When hosts are simultaneously attempting to acquire a single resource
lease, the disk paxos algorithm in sanlock resolves the owner.  In cases
like these, the hosts log the paxos algorithm details in sanlock.log and
syslog.  These events are expected when hosts contend for leases.  They
are logged because they are infrequent and if debugging around one of
these events is needed, it's important to have all the details.

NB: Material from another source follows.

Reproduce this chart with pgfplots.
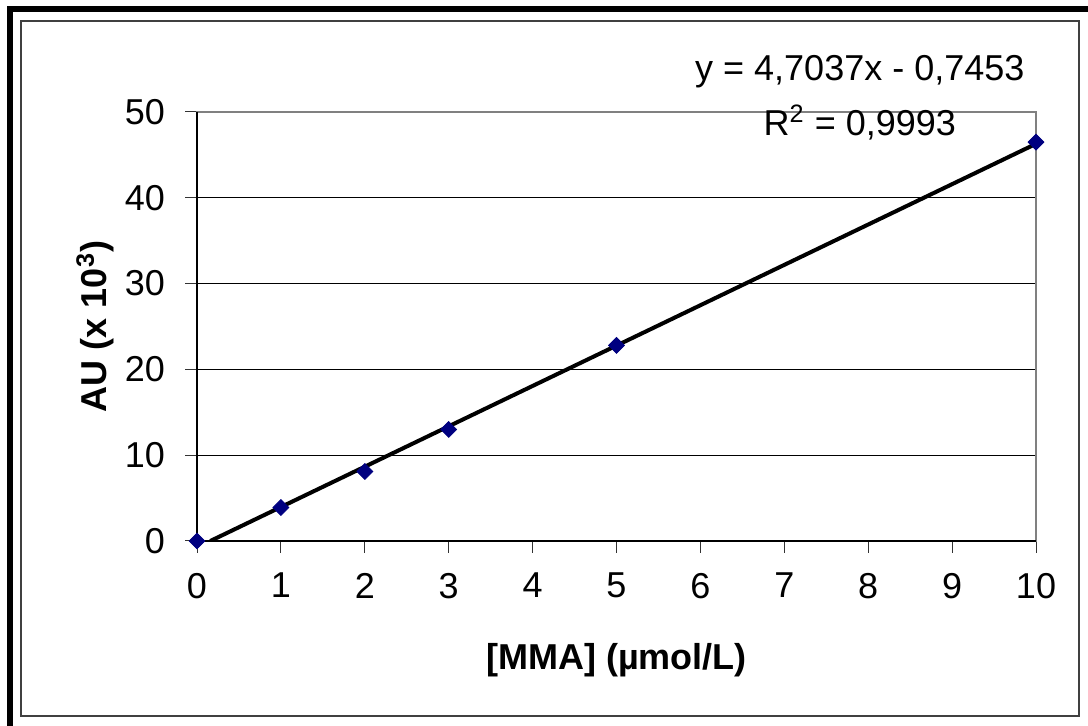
\documentclass[border=0pt]{standalone}
\usepackage{pgfplots}
\pgfplotsset{compat=1.18}
\usepackage{fontspec}
\setmainfont{Liberation Sans}
\definecolor{navymark}{RGB}{0,0,128}
\definecolor{framegray}{RGB}{128,128,128}
\begin{document}
\begin{tikzpicture}[x=0.5pt,y=0.5pt]
\useasboundingbox (0,0) rectangle (1088,726);
% outer frame
\fill[black] (7,0) rectangle (13,720);
\fill[black] (7,714) rectangle (1088,720);
\draw[line width=0.8pt, black!75] (21,10) rectangle (1079,705);
\begin{axis}[
  at={(98.5pt,92.5pt)}, anchor=south west,
  scale only axis, width=419.5pt, height=214.5pt,
  xmin=0, xmax=10, ymin=0, ymax=50,
  xtick={0,1,...,10}, ytick={0,10,...,50},
  tick pos=left, tick align=outside, major tick length=6pt,
  tick style={black!80, line width=0.5pt},
  axis line style={framegray, line width=0.6pt},
  ymajorgrids, grid style={black, line width=0.5pt},
  /pgf/number format/assume math mode=true,
  ticklabel style={font=\fontsize{18}{21}\selectfont},
  yticklabel style={xshift=-6.5pt},
  xticklabel style={yshift=-6.5pt},
  label style={font=\fontsize{18}{21}\selectfont\bfseries},
  xlabel={[MMA] (µmol/L)},
  ylabel={AU (x 10\textsuperscript{3})},
  xlabel style={at={(axis description cs:0.5,-0.277)}, anchor=center},
  ylabel style={at={(axis description cs:-0.1216,0.5)}, anchor=center},
  clip mode=individual,
]
\draw[black, line width=0.6pt] (axis cs:0,0) -- (axis cs:0,50);
\draw[black, line width=0.6pt] (axis cs:0,0) -- (axis cs:10,0);
\addplot[black, line width=2pt, no marks] coordinates {(0.1585,0) (10,46.2917)};
\addplot[only marks, mark=square*, mark size=2.8pt, mark options={rotate=45}, color=navymark]
  coordinates {(0,0) (1,3.9) (2,8.1) (3,13.0) (5,22.8) (10,46.5)};
\node[font=\fontsize{18}{21}\selectfont] at (axis cs:7.9,54.7) {y = 4,7037x - 0,7453};
\node[font=\fontsize{18}{21}\selectfont] at (axis cs:7.9,48.8) {R\textsuperscript{2} = 0,9993};
\end{axis}
\end{tikzpicture}
\end{document}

There are various ways that the algorithm can resolve the owner, and the
details may be logged differently, e.g.

r1128 ballot 437 choose bk_max[2] lver 437 mbal 3 bal 3 inp 3 1 8692
r1128 ballot 437 commit other owner 3 1 8692

Another host (host_id 3) acquired the lease.

...

r1014 ballot 372 abort2 mbal 1 mbal[2] 3
r1014 paxos_acquire 372 retry delay 631839 us
r1014 paxos_acquire 372 owner is our inp 1 1 6757188 commited by 3

The local host (host_id 1) acquired the lease.

...

r691 paxos_acquire owner 3 1 8359 writer 1 owner dblock free
r691 ballot 167 abort2 mbal 1 mbal[2] 3
r691 paxos_acquire 167 retry delay 572312 us
r691 paxos_acquire 167 owner is our inp 1 1 6756929 commited by 3

The local host (host_id 1) acquired the lease.

...

r654 ballot 145 abort1 mbal 1 mbal[2] 3
r654 paxos_acquire 145 retry delay 13757 us
r654 paxos_acquire 145 owner is 3 1 0

Another host (host_id 3) acquired the lease.